START DATASET ROWS

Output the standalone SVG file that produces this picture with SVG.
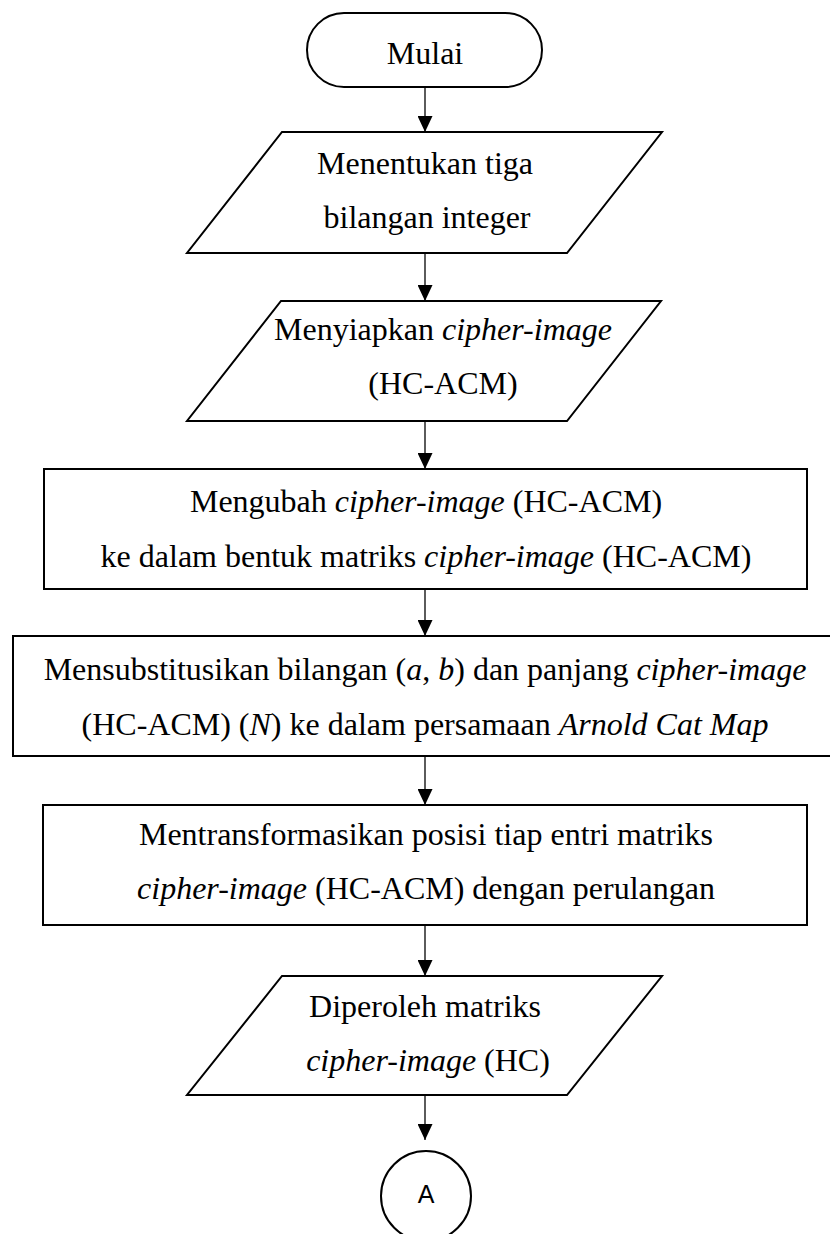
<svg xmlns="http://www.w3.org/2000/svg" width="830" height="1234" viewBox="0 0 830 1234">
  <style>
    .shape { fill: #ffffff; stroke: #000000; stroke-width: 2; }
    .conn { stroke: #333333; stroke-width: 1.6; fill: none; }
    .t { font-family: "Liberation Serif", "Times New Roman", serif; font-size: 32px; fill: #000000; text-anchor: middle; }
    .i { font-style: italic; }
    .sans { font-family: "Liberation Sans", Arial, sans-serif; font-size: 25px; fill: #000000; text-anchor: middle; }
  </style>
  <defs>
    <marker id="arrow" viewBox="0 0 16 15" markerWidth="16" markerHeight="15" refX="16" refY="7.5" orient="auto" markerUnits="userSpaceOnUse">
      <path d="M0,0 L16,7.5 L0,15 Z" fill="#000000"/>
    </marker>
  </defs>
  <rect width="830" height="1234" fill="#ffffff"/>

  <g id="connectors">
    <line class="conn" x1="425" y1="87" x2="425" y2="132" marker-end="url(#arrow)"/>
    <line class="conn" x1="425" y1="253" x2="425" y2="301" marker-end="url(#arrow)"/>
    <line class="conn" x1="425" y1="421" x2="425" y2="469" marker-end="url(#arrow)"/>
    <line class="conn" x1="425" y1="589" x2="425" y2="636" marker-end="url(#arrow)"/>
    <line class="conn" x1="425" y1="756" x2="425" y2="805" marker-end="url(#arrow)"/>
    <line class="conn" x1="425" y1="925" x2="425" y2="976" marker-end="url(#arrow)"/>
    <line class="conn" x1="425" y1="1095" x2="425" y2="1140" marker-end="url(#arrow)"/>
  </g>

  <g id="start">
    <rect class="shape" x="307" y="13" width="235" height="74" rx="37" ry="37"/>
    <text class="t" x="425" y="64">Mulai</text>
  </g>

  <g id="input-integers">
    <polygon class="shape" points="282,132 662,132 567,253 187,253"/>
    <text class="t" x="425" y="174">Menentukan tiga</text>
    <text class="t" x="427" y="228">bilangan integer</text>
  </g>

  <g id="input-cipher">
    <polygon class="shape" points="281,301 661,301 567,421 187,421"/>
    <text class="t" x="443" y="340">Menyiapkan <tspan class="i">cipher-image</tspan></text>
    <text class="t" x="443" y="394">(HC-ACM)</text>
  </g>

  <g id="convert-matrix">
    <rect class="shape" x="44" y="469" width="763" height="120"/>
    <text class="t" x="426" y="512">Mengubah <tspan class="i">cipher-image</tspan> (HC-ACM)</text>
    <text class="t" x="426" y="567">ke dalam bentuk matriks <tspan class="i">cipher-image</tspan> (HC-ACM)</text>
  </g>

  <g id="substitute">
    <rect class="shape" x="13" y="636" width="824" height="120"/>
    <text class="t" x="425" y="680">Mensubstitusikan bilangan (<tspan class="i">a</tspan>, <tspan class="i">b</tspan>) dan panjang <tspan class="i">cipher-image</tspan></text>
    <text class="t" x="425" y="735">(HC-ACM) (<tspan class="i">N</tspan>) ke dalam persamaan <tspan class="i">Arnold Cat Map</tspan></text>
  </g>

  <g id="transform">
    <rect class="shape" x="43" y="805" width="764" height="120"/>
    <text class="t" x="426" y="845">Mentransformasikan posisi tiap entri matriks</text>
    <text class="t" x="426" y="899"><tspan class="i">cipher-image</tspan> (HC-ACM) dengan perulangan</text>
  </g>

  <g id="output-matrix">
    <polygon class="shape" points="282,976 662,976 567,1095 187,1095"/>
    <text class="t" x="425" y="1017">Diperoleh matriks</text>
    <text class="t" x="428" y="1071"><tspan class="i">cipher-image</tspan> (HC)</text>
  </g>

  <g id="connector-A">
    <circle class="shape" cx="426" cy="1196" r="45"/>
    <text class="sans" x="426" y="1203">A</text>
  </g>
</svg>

END DATASET ROWS
START DATASET ROWS

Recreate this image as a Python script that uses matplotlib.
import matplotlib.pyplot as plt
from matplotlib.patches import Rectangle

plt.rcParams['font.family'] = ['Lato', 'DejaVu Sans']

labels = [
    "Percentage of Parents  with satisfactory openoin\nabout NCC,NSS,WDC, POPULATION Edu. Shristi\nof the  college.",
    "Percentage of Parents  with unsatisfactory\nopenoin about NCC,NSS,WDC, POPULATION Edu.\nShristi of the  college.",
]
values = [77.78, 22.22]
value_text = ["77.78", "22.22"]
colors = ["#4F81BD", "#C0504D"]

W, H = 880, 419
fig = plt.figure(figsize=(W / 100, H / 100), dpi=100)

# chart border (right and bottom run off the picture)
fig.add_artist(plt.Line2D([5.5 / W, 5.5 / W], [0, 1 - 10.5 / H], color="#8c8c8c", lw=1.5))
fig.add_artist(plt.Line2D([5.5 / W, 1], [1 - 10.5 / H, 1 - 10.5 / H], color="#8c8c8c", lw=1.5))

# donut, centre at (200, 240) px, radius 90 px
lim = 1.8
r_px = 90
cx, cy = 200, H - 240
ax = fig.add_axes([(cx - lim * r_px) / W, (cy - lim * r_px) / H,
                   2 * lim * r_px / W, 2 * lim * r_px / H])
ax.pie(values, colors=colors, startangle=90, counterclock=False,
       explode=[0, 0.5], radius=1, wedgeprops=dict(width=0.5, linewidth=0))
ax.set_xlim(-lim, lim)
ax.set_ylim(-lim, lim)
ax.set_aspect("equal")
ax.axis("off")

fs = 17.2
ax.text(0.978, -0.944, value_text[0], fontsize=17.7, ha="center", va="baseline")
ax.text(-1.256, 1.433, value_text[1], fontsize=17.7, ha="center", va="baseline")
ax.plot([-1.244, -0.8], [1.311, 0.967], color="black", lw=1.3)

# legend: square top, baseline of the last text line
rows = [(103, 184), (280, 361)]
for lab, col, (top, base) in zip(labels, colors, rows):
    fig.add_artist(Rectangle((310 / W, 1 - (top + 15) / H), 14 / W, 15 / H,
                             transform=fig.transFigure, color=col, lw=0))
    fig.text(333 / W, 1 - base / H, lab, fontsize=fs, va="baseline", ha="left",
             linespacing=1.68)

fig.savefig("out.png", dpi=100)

END DATASET ROWS

Transcribe the records above exactly, beginning at the line that contains "Recreate this image" and ending with the line that contains "plt.rcParams['font.family'] = ['Lato', 'DejaVu", both included, and nothing else.

Recreate this image as a Python script that uses matplotlib.
import matplotlib.pyplot as plt
from matplotlib.patches import Rectangle

plt.rcParams['font.family'] = ['Lato', 'DejaVu Sans']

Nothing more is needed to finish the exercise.